Aliko Dangote has assured Nigerians that fuel shortages will be a thing of the past this Christmas and New Year. Speaking to State House correspondents after a meeting with President Bola Tinubu at Aso Rock Villa, the chairman of Dangote Group said his refinery is fully ready to supply 50 million litres of Premium Motor Spirit daily, surpassing the country’s current needs.
Dangote highlighted that this marks a historic shift for Nigeria. “Since 1972, fuel queues have been a recurring problem. For the first time, we are ending those queues, not by importing but by producing locally. Even during refinery maintenance, queues were avoided. Now, queues are history,” he said.
He added that the refinery will soon generate surplus volumes, projecting that by February it will produce 15 to 20 million litres more than national demand. This extra capacity, he explained, could be exported to neighbouring countries, helping reduce fuel scarcity across West Africa.
The industrialist also revealed that domestic manufacturers, particularly in the plastics sector, will benefit from reliable access to locally produced feedstock, eliminating years of dependence on imports valued at approximately $400 million annually.
Looking ahead, Dangote outlined an ambitious expansion plan to raise the refinery’s capacity to 1.4 million barrels per day by 2028, surpassing India’s Reliance refinery, currently the world’s largest. “Construction piling will begin before the end of January, and we will deliver on schedule,” he said.
He also announced plans to scale urea production to 12 million tonnes annually, positioning Nigeria to overtake Russia and Qatar as a leading global supplier. “Our goal is to use our fertilizer company to serve the entire African continent,” he explained.
On recent drops in petrol and diesel prices, Dangote attributed the decline to increased competition and reduced smuggling. “Prices are going down because we must compete with imports. Smuggling has dropped significantly, though not completely,” he said.
Dangote emphasized that the refinery business is a long-term national investment. “We’re not here to recover $20 billion overnight. The legacy I want to leave is that whatever Nigerians need—fuel, fertilizer, power—we will be part of delivering it,” he noted.
He also pointed to logistical challenges affecting Nigeria’s solid minerals sector, citing congested ports such as Apapa and Tin Can, with Lekki largely reserved for containers. To address this, Dangote Group is developing what is expected to become West Africa’s largest deep-sea port at Olokola, scheduled for completion in two to two-and-a-half years.
The Kano-born businessman expressed support for the Tinubu administration’s naira-for-crude initiative, calling it a patriotic effort to strengthen the economy while acknowledging some pushback from international oil companies. He said, “It’s a teething problem, but it will be resolved, either through legislation or administrative action.”
On global competition, Dangote remains confident that the refinery will succeed. “Our aim is to make Nigeria the refining hub of Africa. All African countries import fuel. We want what we consume to be produced here,” he said.
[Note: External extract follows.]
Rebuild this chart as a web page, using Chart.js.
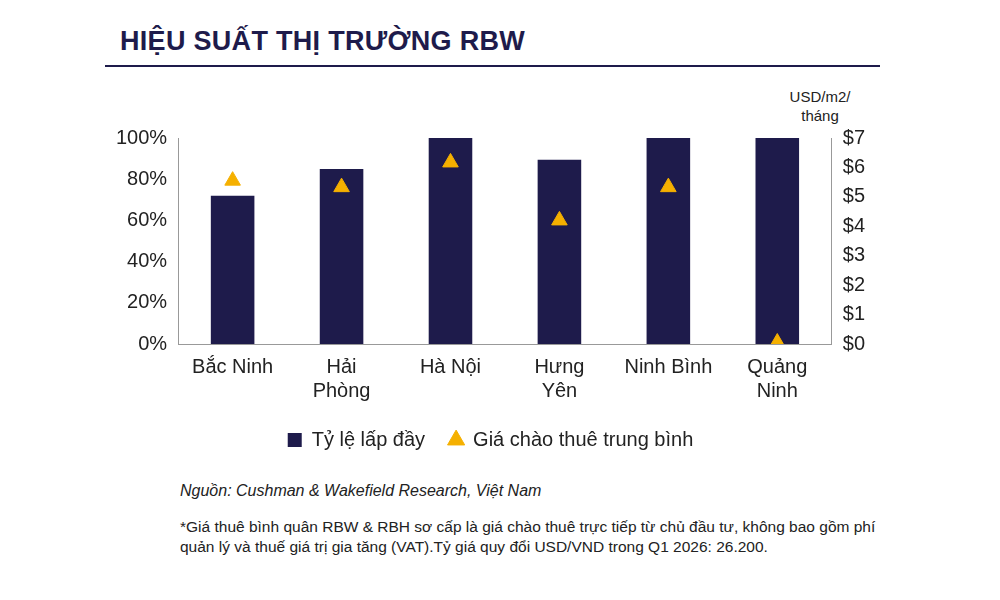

He urged wealthy Nigerians to invest in productive sectors rather than luxury spending, stressing that domestic investors must lead industrialization to attract foreign capital. “If you have money for a private jet, invest in industries and create jobs,” he said.
Reflecting on past challenges, including policy instability, smuggling, and factory closures, Dangote expressed optimism about Nigeria’s path toward sustainable industrial growth. “Domestic investors must lead the way. Once they do, foreign investors will follow. Nobody advertises a good restaurant; when the food is good, word spreads,” he explained.
He described his meeting with President Tinubu as a routine consultation on the economy and business environment, calling it “a very fruitful meeting.”